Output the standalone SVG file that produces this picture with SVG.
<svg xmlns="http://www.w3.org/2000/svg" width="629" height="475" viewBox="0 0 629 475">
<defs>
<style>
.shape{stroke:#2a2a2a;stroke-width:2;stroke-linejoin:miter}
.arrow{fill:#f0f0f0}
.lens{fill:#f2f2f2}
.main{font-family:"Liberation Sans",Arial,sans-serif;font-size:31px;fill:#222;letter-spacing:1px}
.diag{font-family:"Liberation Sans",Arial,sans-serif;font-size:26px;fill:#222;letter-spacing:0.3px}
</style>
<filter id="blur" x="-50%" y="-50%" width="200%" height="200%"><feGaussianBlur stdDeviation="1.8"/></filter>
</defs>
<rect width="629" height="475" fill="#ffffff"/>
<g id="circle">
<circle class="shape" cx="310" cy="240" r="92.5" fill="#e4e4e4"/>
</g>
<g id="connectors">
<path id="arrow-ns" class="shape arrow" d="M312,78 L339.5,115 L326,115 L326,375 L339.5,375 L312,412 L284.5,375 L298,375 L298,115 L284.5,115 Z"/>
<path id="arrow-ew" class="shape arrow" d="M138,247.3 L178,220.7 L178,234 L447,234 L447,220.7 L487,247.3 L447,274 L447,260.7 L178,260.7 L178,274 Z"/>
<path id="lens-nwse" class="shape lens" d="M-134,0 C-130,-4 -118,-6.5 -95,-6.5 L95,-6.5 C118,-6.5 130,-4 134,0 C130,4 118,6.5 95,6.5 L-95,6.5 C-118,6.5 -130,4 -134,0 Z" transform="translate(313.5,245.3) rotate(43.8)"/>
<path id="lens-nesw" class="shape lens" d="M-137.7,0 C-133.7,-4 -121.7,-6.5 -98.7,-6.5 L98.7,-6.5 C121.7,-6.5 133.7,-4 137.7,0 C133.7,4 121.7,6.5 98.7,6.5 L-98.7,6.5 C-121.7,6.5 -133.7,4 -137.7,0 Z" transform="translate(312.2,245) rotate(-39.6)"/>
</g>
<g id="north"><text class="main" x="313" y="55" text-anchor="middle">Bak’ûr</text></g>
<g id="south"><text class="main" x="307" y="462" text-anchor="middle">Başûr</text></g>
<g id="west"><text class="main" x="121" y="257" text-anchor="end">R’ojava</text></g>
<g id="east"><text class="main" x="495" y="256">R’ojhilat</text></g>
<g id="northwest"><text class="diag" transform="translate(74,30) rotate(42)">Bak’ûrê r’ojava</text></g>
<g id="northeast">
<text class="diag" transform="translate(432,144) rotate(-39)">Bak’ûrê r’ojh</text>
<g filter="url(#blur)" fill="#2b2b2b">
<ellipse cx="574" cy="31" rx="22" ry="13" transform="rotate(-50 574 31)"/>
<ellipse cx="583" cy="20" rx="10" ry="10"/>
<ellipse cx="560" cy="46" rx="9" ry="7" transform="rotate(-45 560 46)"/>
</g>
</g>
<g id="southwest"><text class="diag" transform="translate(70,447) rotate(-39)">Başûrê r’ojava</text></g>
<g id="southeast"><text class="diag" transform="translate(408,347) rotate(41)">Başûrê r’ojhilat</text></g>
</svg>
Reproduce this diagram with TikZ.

......

# Work to complete
Copy every line of the material, please, keeping it exactly the same.

# Worked answer
Output the standalone SVG file that produces this picture with SVG.
<svg xmlns="http://www.w3.org/2000/svg" width="629" height="475" viewBox="0 0 629 475">
<defs>
<style>
.shape{stroke:#2a2a2a;stroke-width:2;stroke-linejoin:miter}
.arrow{fill:#f0f0f0}
.lens{fill:#f2f2f2}
.main{font-family:"Liberation Sans",Arial,sans-serif;font-size:31px;fill:#222;letter-spacing:1px}
.diag{font-family:"Liberation Sans",Arial,sans-serif;font-size:26px;fill:#222;letter-spacing:0.3px}
</style>
<filter id="blur" x="-50%" y="-50%" width="200%" height="200%"><feGaussianBlur stdDeviation="1.8"/></filter>
</defs>
<rect width="629" height="475" fill="#ffffff"/>
<g id="circle">
<circle class="shape" cx="310" cy="240" r="92.5" fill="#e4e4e4"/>
</g>
<g id="connectors">
<path id="arrow-ns" class="shape arrow" d="M312,78 L339.5,115 L326,115 L326,375 L339.5,375 L312,412 L284.5,375 L298,375 L298,115 L284.5,115 Z"/>
<path id="arrow-ew" class="shape arrow" d="M138,247.3 L178,220.7 L178,234 L447,234 L447,220.7 L487,247.3 L447,274 L447,260.7 L178,260.7 L178,274 Z"/>
<path id="lens-nwse" class="shape lens" d="M-134,0 C-130,-4 -118,-6.5 -95,-6.5 L95,-6.5 C118,-6.5 130,-4 134,0 C130,4 118,6.5 95,6.5 L-95,6.5 C-118,6.5 -130,4 -134,0 Z" transform="translate(313.5,245.3) rotate(43.8)"/>
<path id="lens-nesw" class="shape lens" d="M-137.7,0 C-133.7,-4 -121.7,-6.5 -98.7,-6.5 L98.7,-6.5 C121.7,-6.5 133.7,-4 137.7,0 C133.7,4 121.7,6.5 98.7,6.5 L-98.7,6.5 C-121.7,6.5 -133.7,4 -137.7,0 Z" transform="translate(312.2,245) rotate(-39.6)"/>
</g>
<g id="north"><text class="main" x="313" y="55" text-anchor="middle">Bak’ûr</text></g>
<g id="south"><text class="main" x="307" y="462" text-anchor="middle">Başûr</text></g>
<g id="west"><text class="main" x="121" y="257" text-anchor="end">R’ojava</text></g>
<g id="east"><text class="main" x="495" y="256">R’ojhilat</text></g>
<g id="northwest"><text class="diag" transform="translate(74,30) rotate(42)">Bak’ûrê r’ojava</text></g>
<g id="northeast">
<text class="diag" transform="translate(432,144) rotate(-39)">Bak’ûrê r’ojh</text>
<g filter="url(#blur)" fill="#2b2b2b">
<ellipse cx="574" cy="31" rx="22" ry="13" transform="rotate(-50 574 31)"/>
<ellipse cx="583" cy="20" rx="10" ry="10"/>
<ellipse cx="560" cy="46" rx="9" ry="7" transform="rotate(-45 560 46)"/>
</g>
</g>
<g id="southwest"><text class="diag" transform="translate(70,447) rotate(-39)">Başûrê r’ojava</text></g>
<g id="southeast"><text class="diag" transform="translate(408,347) rotate(41)">Başûrê r’ojhilat</text></g>
</svg>
Reproduce this diagram with TikZ.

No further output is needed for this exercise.